The charity ACHIEVA serves more than 10,000 individuals with disabilities and their families in western Pennsylvania. To demonstrate the influence words occupy in the space of shaping people’s judgment of your brand, imagine your target audience bears the burden of intellectual disabilities. Carelessness with your messaging risks a catalog of consequences, immediate and damning.
Just as environmental stewards know it’s far easier to prevent pollution than to clean up the damage, ACHIEVA’s brand stewards exercise this same sensibility in their online press room by publishing a plain and simple summary of correct usage for their brand lexicon. ACHIEVA also shares a lesson in communications management: Take steps to prevent messaging inaccuracies that could tell a different story than the one you wish to spread.
ACHIEVA’s press room page greets media with “Publicity Guidelines,” spelling out what gets capped, first-reference phrasing, shorthand for subsequent paragraphs, and correct names of ACHIEVA’s family of organizations.
Click “person-first language” and you’ll find thoughtful guidance on appropriate ways to write about people with disabilities. You’re given words to dispel stereotypes, avoid labels, and make clear individuals with disabilities are people first.

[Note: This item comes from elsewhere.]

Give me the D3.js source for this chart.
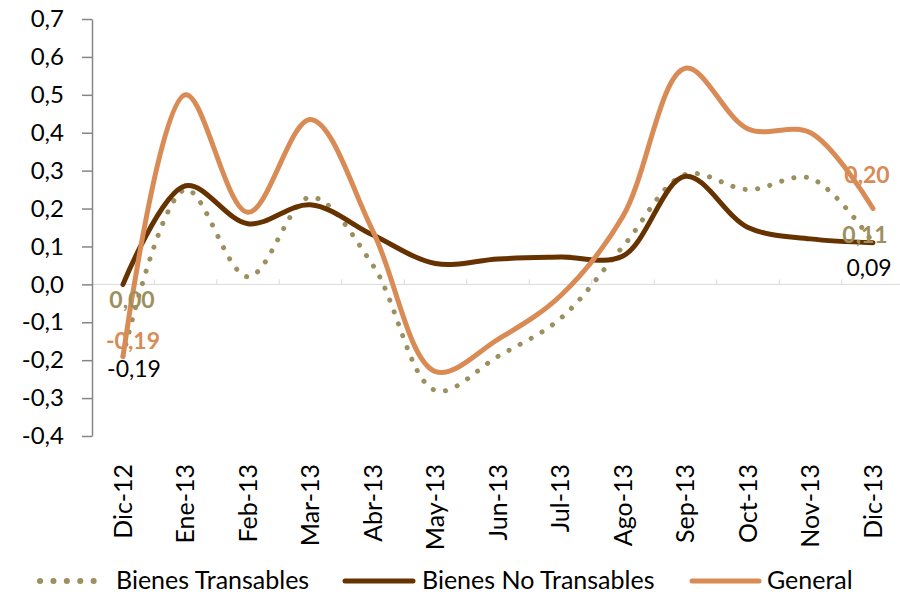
<!DOCTYPE html>
<html>
<head>
<meta charset="utf-8">
<script src="https://cdn.jsdelivr.net/npm/d3@7"></script>
<style>
  body { margin: 0; background: #fff; }
  text { font-family: Lato, "Open Sans", sans-serif; }
</style>
</head>
<body>
<div id="chart"></div>
<script>
// data
const months = ["Dic-12","Ene-13","Feb-13","Mar-13","Abr-13","May-13","Jun-13","Jul-13","Ago-13","Sep-13","Oct-13","Nov-13","Dic-13"];
const transables   = [-0.19, 0.25, 0.02, 0.23, 0.05, -0.28, -0.19, -0.09, 0.10, 0.29, 0.25, 0.28, 0.11];
const noTransables = [0.00, 0.26, 0.16, 0.21, 0.13, 0.055, 0.067, 0.072, 0.075, 0.285, 0.15, 0.12, 0.11];
const general      = [-0.19, 0.50, 0.19, 0.435, 0.14, -0.23, -0.145, -0.03, 0.18, 0.57, 0.41, 0.40, 0.20];
const yTicks = [0.7, 0.6, 0.5, 0.4, 0.3, 0.2, 0.1, 0.0, -0.1, -0.2, -0.3, -0.4];

const colTrans = "#9c9060", colNoTrans = "#663300", colGen = "#d98b55";

const width = 900, height = 595;
const svg = d3.select("#chart").append("svg")
  .attr("width", width).attr("height", height);

const axisX = 92;
const x = d3.scalePoint().domain(months).range([123, 873]);
const step = x.step();
const y = d3.scaleLinear().domain([-0.4, 0.7]).range([436, 19]);
const fmt = v => d3.format(".1f")(v).replace(".", ",").replace("−", "-");

// zero line with category tick marks
svg.append("line")
  .attr("x1", axisX).attr("x2", x("Dic-13") + step / 2)
  .attr("y1", y(0)).attr("y2", y(0))
  .attr("stroke", "#d9d9d9").attr("stroke-width", 1);
months.forEach((m, i) => {
  svg.append("line")
    .attr("x1", x(m) + step / 2).attr("x2", x(m) + step / 2)
    .attr("y1", y(0)).attr("y2", y(0) - 5)
    .attr("stroke", "#d9d9d9");
});

// y axis
const yAxis = svg.append("g")
  .attr("transform", `translate(${axisX},0)`)
  .call(d3.axisLeft(y).tickValues(yTicks).tickFormat(fmt).tickSize(10).tickSizeOuter(0).tickPadding(18));
yAxis.select(".domain").attr("stroke", "#868686").attr("stroke-width", 1.5);
yAxis.selectAll(".tick line").attr("stroke", "#868686").attr("stroke-width", 1.5);
yAxis.selectAll("text").attr("font-size", 24).attr("fill", "#000")
  .style("font-family", "Lato, sans-serif");

// x labels
svg.selectAll(".xlab")
  .data(months).enter().append("text")
  .attr("class", "xlab")
  .attr("transform", d => `translate(${x(d)},464) rotate(-90)`)
  .attr("text-anchor", "end")
  .attr("dy", "0.35em")
  .attr("font-size", 25)
  .text(d => d);

const line = d3.line()
  .x((d, i) => x(months[i]))
  .y(d => y(d))
  .curve(d3.curveCatmullRom.alpha(0.5));

svg.append("path").datum(transables)
  .attr("d", line).attr("fill", "none")
  .attr("stroke", colTrans).attr("stroke-width", 5)
  .attr("stroke-linecap", "round")
  .attr("stroke-dasharray", "0.1 12.5");

svg.append("path").datum(noTransables)
  .attr("d", line).attr("fill", "none")
  .attr("stroke", colNoTrans).attr("stroke-width", 5)
  .attr("stroke-linecap", "round");

svg.append("path").datum(general)
  .attr("d", line).attr("fill", "none")
  .attr("stroke", colGen).attr("stroke-width", 5)
  .attr("stroke-linecap", "round");

// data labels
const labels = [
  {t: "0,00", x: 132, y: 300, c: colTrans, b: true},
  {t: "-0,19", x: 133, y: 341, c: colGen, b: true},
  {t: "-0,19", x: 134, y: 369, c: "#000", b: false},
  {t: "0,20", x: 867, y: 175, c: colGen, b: true},
  {t: "0,11", x: 865, y: 235, c: colTrans, b: true},
  {t: "0,09", x: 869, y: 268, c: "#000", b: false}
];
svg.selectAll(".dlab").data(labels).enter().append("text")
  .attr("class", "dlab")
  .attr("x", d => d.x).attr("y", d => d.y)
  .attr("dy", "0.35em")
  .attr("text-anchor", "middle")
  .attr("font-size", 23)
  .attr("font-weight", d => d.b ? "bold" : "normal")
  .attr("fill", d => d.c)
  .text(d => d.t);

// legend
const legend = [
  {name: "Bienes Transables", color: colTrans, dash: "0.1 13.3", x0: 40, x1: 106, tx: 116},
  {name: "Bienes No Transables", color: colNoTrans, dash: null, x0: 345, x1: 413, tx: 422},
  {name: "General", color: colGen, dash: null, x0: 692, x1: 759, tx: 767}
];
const lg = svg.selectAll(".leg").data(legend).enter().append("g").attr("class", "leg");
lg.append("line")
  .attr("x1", d => d.x0).attr("x2", d => d.x1)
  .attr("y1", 581).attr("y2", 581)
  .attr("stroke", d => d.color).attr("stroke-width", d => d.dash ? 6 : 5)
  .attr("stroke-linecap", "round")
  .attr("stroke-dasharray", d => d.dash);
lg.append("text")
  .attr("x", d => d.tx).attr("y", 580).attr("dy", "0.35em")
  .attr("font-size", 25)
  .text(d => d.name);
</script>
</body>
</html>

How many of you PR, marketing, and communications professionals out there have celebrated coverage only to see your brand polluted with incorrect usage, perhaps even offensively out of context for your target audience? How easy would it be to take a couple hours to piece together a basic word usage guide to help those talking about your brand to talk like your brand? Very easy, even for busy communicators (can you say “intern”?). Don’t chance time cleaning up brand impurities (or allowing them to rot in cyberspace) when you can prevent misuse from running aground in the first place.